Find Your Role Models

There are many leaders out there, think about the leaders who have inspired you, and learn from them. Look how they have stood up for what is right without wavering and has made the morally right decision no matter how hard it was.

 

Avoid Bias & Prioritise Fairness

As human beings, many of us have beliefs, subconscious or otherwise, which could be outdated or erroneous. Most of the time leaders do not like to admit that they could be wrong, but not practicing self-awareness can lead to detrimental consequences. This could affect their organizations negatively.

Hence, without being close-minded push yourself to seek out different opinions. Make sure everyone on your team is included in the conversation and is comfortable with participating fully and sharing their opinion. Let the team feel that their opinions are valued. Demonstrating that you are there for every member of your team and that you value all viewpoints can go a long way to creating stronger teams.

It is important to make sure that you never show favouritism, as this can lead to resentment and distrust. Instead, always act consistently and fairly.

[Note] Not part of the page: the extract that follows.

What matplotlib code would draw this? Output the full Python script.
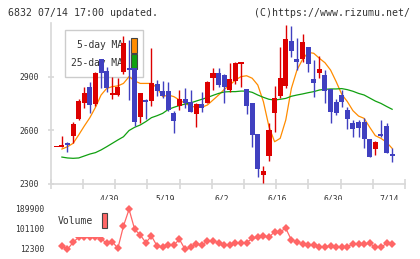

Care for Yourself to Care for Others

One cannot pour from an empty cup, as the saying goes. The leader who is happy and content in life wants happiness and contentment for those they lead. There is a higher chance that a happy and a content employee, will give his / her 100% towards the organization, and treat its customers, fellow employees with a smile. And the trend continues.

Ultimately, the mantra “Treat others as you would like to be treated” is a good guide to follow.